Real property may only be exchanged for other real property and personal property assets may only be exchanged for other like-kind or like-class personal property assets. For example, in the exchange of an apartment building for another apartment building, the value of the relinquished real estate must be matched against the replacement real estate, and the value of the relinquished washers, dryers, refrigerators and stoves must be matched against the replacement appliances. Similarly, an agricultural exchange would require matching up of real estate exchange groups and agricultural machinery exchange groups. Similar issues arise with the exchange of cost segregated Relinquished Property. Care must be taken to ensure that the Replacement Property contains an equal or greater value of IRC §1245 assets to avoid recapture boot.
The goodwill of one business is never considered to be like-kind to the goodwill of another business, and thus its value may not be included among the assets exchanged, notwithstanding that in some business sales, goodwill may be the single most valuable asset. Treas. Reg. §1.1031(a)-2(c)(2). The reasoning is that due to the inherent uniqueness of any single business, the goodwill or going concern value of two businesses could not possibly have the same nature or quality.

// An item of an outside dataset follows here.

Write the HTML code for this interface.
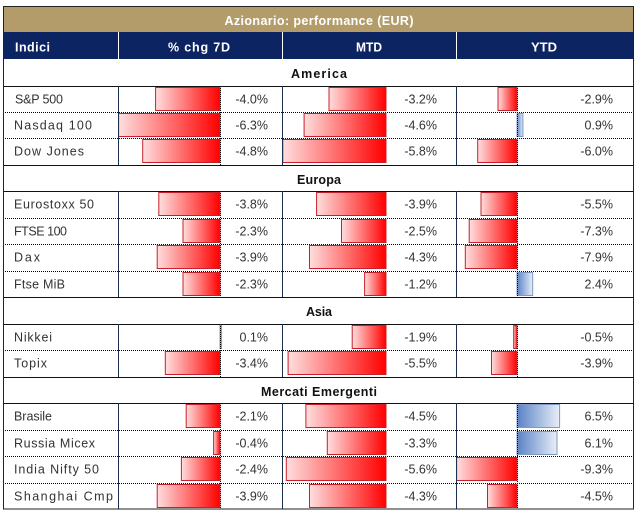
<!DOCTYPE html>
<html><head><meta charset="utf-8"><style>
html,body{margin:0;padding:0;background:#fff;}
svg{display:block;}
.lb{font-family:"Liberation Sans",sans-serif;font-size:12.5px;fill:#333;}
.v{font-family:"Liberation Sans",sans-serif;font-size:12.5px;fill:#333;text-anchor:end;}
.sec{font-family:"Liberation Sans",sans-serif;font-size:12.5px;font-weight:bold;fill:#111;text-anchor:middle;}
.hd{font-family:"Liberation Sans",sans-serif;font-size:12.5px;font-weight:bold;fill:#fff;}
</style></head><body>
<svg width="642" height="514" viewBox="0 0 642 514" xmlns="http://www.w3.org/2000/svg">
<defs>
<linearGradient id="r" x1="0" y1="0" x2="1" y2="0"><stop offset="0" stop-color="#ffdede"/><stop offset="1" stop-color="#ff0000"/></linearGradient>
<linearGradient id="b" x1="0" y1="0" x2="1" y2="0"><stop offset="0" stop-color="#5a82c6"/><stop offset="1" stop-color="#e8eef8"/></linearGradient>
</defs>
<rect x="0" y="0" width="642" height="514" fill="#fff"/>
<!-- title & header -->
<rect x="3" y="6" width="631" height="26" fill="#b39c69"/>
<rect x="3" y="32" width="631" height="27" fill="#0c2461"/>
<line x1="118.5" y1="32" x2="118.5" y2="59" stroke="#fff" stroke-width="1"/>
<line x1="282.5" y1="32" x2="282.5" y2="59" stroke="#fff" stroke-width="1"/>
<line x1="456.5" y1="32" x2="456.5" y2="59" stroke="#fff" stroke-width="1"/>
<text class="hd" x="319" y="25" text-anchor="middle" textLength="189" lengthAdjust="spacing">Azionario: performance (EUR)</text>
<text class="hd" x="15" y="51.5" textLength="35" lengthAdjust="spacing">Indici</text>
<text class="hd" x="199" y="51.5" text-anchor="middle" textLength="62" lengthAdjust="spacing">% chg 7D</text>
<text class="hd" x="369" y="51.5" text-anchor="middle" textLength="26" lengthAdjust="spacingAndGlyphs">MTD</text>
<text class="hd" x="544" y="51.5" text-anchor="middle" textLength="26" lengthAdjust="spacingAndGlyphs">YTD</text>

<!-- section titles -->
<text class="sec" x="319" y="78" textLength="56" lengthAdjust="spacing">America</text>
<text class="sec" x="319" y="184" textLength="44" lengthAdjust="spacing">Europa</text>
<text class="sec" x="319" y="316" textLength="26" lengthAdjust="spacing">Asia</text>
<text class="sec" x="319" y="396" textLength="116" lengthAdjust="spacing">Mercati Emergenti</text>

<!-- bars 7D -->
<g stroke="#c8202a" stroke-width="1" fill="url(#r)">
<rect x="155.6" y="87.5" width="64.4" height="23"/>
<rect x="118.6" y="113.5" width="101.4" height="23"/>
<rect x="142.7" y="139.5" width="77.3" height="23"/>
<rect x="158.8" y="192.5" width="61.2" height="23"/>
<rect x="183" y="219.5" width="37" height="23"/>
<rect x="157.2" y="245.5" width="62.8" height="23"/>
<rect x="183" y="272.5" width="37" height="23"/>
<rect x="165.3" y="351.5" width="54.7" height="23"/>
<rect x="186.2" y="404.5" width="33.8" height="23"/>
<rect x="213.6" y="431.5" width="6.4" height="23"/>
<rect x="181.4" y="457.5" width="38.6" height="23"/>
<rect x="157.2" y="484.5" width="62.8" height="23"/>
</g>
<!-- bars MTD -->
<g stroke="#c8202a" stroke-width="1" fill="url(#r)">
<rect x="329" y="87.5" width="57" height="23"/>
<rect x="304.1" y="113.5" width="81.9" height="23"/>
<rect x="282.8" y="139.5" width="103.2" height="23"/>
<rect x="316.6" y="192.5" width="69.4" height="23"/>
<rect x="341.5" y="219.5" width="44.5" height="23"/>
<rect x="309.5" y="245.5" width="76.5" height="23"/>
<rect x="364.6" y="272.5" width="21.4" height="23"/>
<rect x="352.2" y="325.5" width="33.8" height="23"/>
<rect x="288.1" y="351.5" width="97.9" height="23"/>
<rect x="305.9" y="404.5" width="80.1" height="23"/>
<rect x="327.3" y="431.5" width="58.7" height="23"/>
<rect x="286.3" y="457.5" width="99.7" height="23"/>
<rect x="309.5" y="484.5" width="76.5" height="23"/>
</g>
<!-- bars YTD -->
<g stroke="#c8202a" stroke-width="1" fill="url(#r)">
<rect x="498" y="87.5" width="19" height="23"/>
<rect x="477.7" y="139.5" width="39.3" height="23"/>
<rect x="481" y="192.5" width="36" height="23"/>
<rect x="469.2" y="219.5" width="47.8" height="23"/>
<rect x="465.3" y="245.5" width="51.7" height="23"/>
<rect x="513.7" y="325.5" width="3.3" height="23"/>
<rect x="491.5" y="351.5" width="25.5" height="23"/>
<rect x="456.6" y="457.5" width="60.4" height="23"/>
<rect x="487.5" y="484.5" width="29.5" height="23"/>
</g>
<g stroke="#7f98c4" stroke-width="1" fill="url(#b)">
<rect x="517" y="113.5" width="5.9" height="23"/>
<rect x="517" y="272.5" width="15.7" height="23"/>
<rect x="517" y="404.5" width="42.6" height="23"/>
<rect x="517" y="431.5" width="40" height="23"/>
<rect x="220" y="325.5" width="1.6" height="23"/>
</g>

<!-- axis dotted lines -->
<g stroke="#000" stroke-width="1" stroke-dasharray="1,1">
<line x1="220.5" y1="86" x2="220.5" y2="165"/>
<line x1="220.5" y1="191" x2="220.5" y2="297"/>
<line x1="220.5" y1="324" x2="220.5" y2="377"/>
<line x1="220.5" y1="403" x2="220.5" y2="509"/>
<line x1="517.5" y1="86" x2="517.5" y2="165"/>
<line x1="517.5" y1="191" x2="517.5" y2="297"/>
<line x1="517.5" y1="324" x2="517.5" y2="377"/>
<line x1="517.5" y1="403" x2="517.5" y2="509"/>
</g>

<!-- dotted row separators -->
<g stroke="#000" stroke-width="1" stroke-dasharray="1,1">
<line x1="3" y1="112.5" x2="634" y2="112.5"/>
<line x1="3" y1="138.5" x2="634" y2="138.5"/>
<line x1="3" y1="218.5" x2="634" y2="218.5"/>
<line x1="3" y1="244.5" x2="634" y2="244.5"/>
<line x1="3" y1="271.5" x2="634" y2="271.5"/>
<line x1="3" y1="350.5" x2="634" y2="350.5"/>
<line x1="3" y1="430.5" x2="634" y2="430.5"/>
<line x1="3" y1="456.5" x2="634" y2="456.5"/>
<line x1="3" y1="483.5" x2="634" y2="483.5"/>
</g>
<!-- solid separators -->
<g stroke="#111" stroke-width="1">
<line x1="3" y1="86.5" x2="634" y2="86.5"/>
<line x1="3" y1="165.5" x2="634" y2="165.5"/>
<line x1="3" y1="191.5" x2="634" y2="191.5"/>
<line x1="3" y1="297.5" x2="634" y2="297.5"/>
<line x1="3" y1="324.5" x2="634" y2="324.5"/>
<line x1="3" y1="377.5" x2="634" y2="377.5"/>
<line x1="3" y1="403.5" x2="634" y2="403.5"/>
</g>
<!-- column lines -->
<g stroke="#1b2f4e" stroke-width="1">
<line x1="118.5" y1="86" x2="118.5" y2="165"/><line x1="282.5" y1="86" x2="282.5" y2="165"/><line x1="456.5" y1="86" x2="456.5" y2="165"/>
<line x1="118.5" y1="191" x2="118.5" y2="297"/><line x1="282.5" y1="191" x2="282.5" y2="297"/><line x1="456.5" y1="191" x2="456.5" y2="297"/>
<line x1="118.5" y1="324" x2="118.5" y2="377"/><line x1="282.5" y1="324" x2="282.5" y2="377"/><line x1="456.5" y1="324" x2="456.5" y2="377"/>
<line x1="118.5" y1="403" x2="118.5" y2="509"/><line x1="282.5" y1="403" x2="282.5" y2="509"/><line x1="456.5" y1="403" x2="456.5" y2="509"/>
</g>
<!-- outer border -->
<rect x="3.5" y="6.5" width="630" height="502.5" fill="none" stroke="#222" stroke-width="1"/>

<!-- labels -->
<text class="lb" x="15" y="103.5" textLength="48" lengthAdjust="spacing">S&amp;P 500</text>
<text class="lb" x="14" y="129.5" textLength="78" lengthAdjust="spacing">Nasdaq 100</text>
<text class="lb" x="14" y="155.5" textLength="70" lengthAdjust="spacing">Dow Jones</text>
<text class="lb" x="14" y="208.5" textLength="80" lengthAdjust="spacing">Eurostoxx 50</text>
<text class="lb" x="14" y="235.5" textLength="53" lengthAdjust="spacing">FTSE 100</text>
<text class="lb" x="14" y="261.5" textLength="26" lengthAdjust="spacing">Dax</text>
<text class="lb" x="14" y="288.5" textLength="51" lengthAdjust="spacing">Ftse MiB</text>
<text class="lb" x="14" y="341.5" textLength="38" lengthAdjust="spacing">Nikkei</text>
<text class="lb" x="14" y="367.5" textLength="33" lengthAdjust="spacing">Topix</text>
<text class="lb" x="14" y="420.5" textLength="38" lengthAdjust="spacing">Brasile</text>
<text class="lb" x="14" y="447.5" textLength="81" lengthAdjust="spacing">Russia Micex</text>
<text class="lb" x="14" y="473.5" textLength="85" lengthAdjust="spacing">India Nifty 50</text>
<text class="lb" x="14" y="500.5" textLength="99" lengthAdjust="spacing">Shanghai Cmp</text>

<!-- values 7D -->
<text class="v" x="268" y="103.5">-4.0%</text>
<text class="v" x="268" y="129.5">-6.3%</text>
<text class="v" x="268" y="155.5">-4.8%</text>
<text class="v" x="268" y="208.5">-3.8%</text>
<text class="v" x="268" y="235.5">-2.3%</text>
<text class="v" x="268" y="261.5">-3.9%</text>
<text class="v" x="268" y="288.5">-2.3%</text>
<text class="v" x="268" y="341.5">0.1%</text>
<text class="v" x="268" y="367.5">-3.4%</text>
<text class="v" x="268" y="420.5">-2.1%</text>
<text class="v" x="268" y="447.5">-0.4%</text>
<text class="v" x="268" y="473.5">-2.4%</text>
<text class="v" x="268" y="500.5">-3.9%</text>
<!-- values MTD -->
<text class="v" x="437" y="103.5">-3.2%</text>
<text class="v" x="437" y="129.5">-4.6%</text>
<text class="v" x="437" y="155.5">-5.8%</text>
<text class="v" x="437" y="208.5">-3.9%</text>
<text class="v" x="437" y="235.5">-2.5%</text>
<text class="v" x="437" y="261.5">-4.3%</text>
<text class="v" x="437" y="288.5">-1.2%</text>
<text class="v" x="437" y="341.5">-1.9%</text>
<text class="v" x="437" y="367.5">-5.5%</text>
<text class="v" x="437" y="420.5">-4.5%</text>
<text class="v" x="437" y="447.5">-3.3%</text>
<text class="v" x="437" y="473.5">-5.6%</text>
<text class="v" x="437" y="500.5">-4.3%</text>
<!-- values YTD -->
<text class="v" x="613" y="103.5">-2.9%</text>
<text class="v" x="613" y="129.5">0.9%</text>
<text class="v" x="613" y="155.5">-6.0%</text>
<text class="v" x="613" y="208.5">-5.5%</text>
<text class="v" x="613" y="235.5">-7.3%</text>
<text class="v" x="613" y="261.5">-7.9%</text>
<text class="v" x="613" y="288.5">2.4%</text>
<text class="v" x="613" y="341.5">-0.5%</text>
<text class="v" x="613" y="367.5">-3.9%</text>
<text class="v" x="613" y="420.5">6.5%</text>
<text class="v" x="613" y="447.5">6.1%</text>
<text class="v" x="613" y="473.5">-9.3%</text>
<text class="v" x="613" y="500.5">-4.5%</text>
</svg>
</body></html>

A careful review of most commercial real property transactions will often reveal a large amount of depreciated personal property being sold in addition to the real property. By taking the time to review the impact of these additional assets, and contemplating a multiple asset exchange, an Exchanger may be able to defer much more of the taxable gain than the Exchanger originally considered. Due to the complexities of multiple asset exchanges, Exchangers are strongly advised to obtain competent tax and legal counsel prior to the exchange.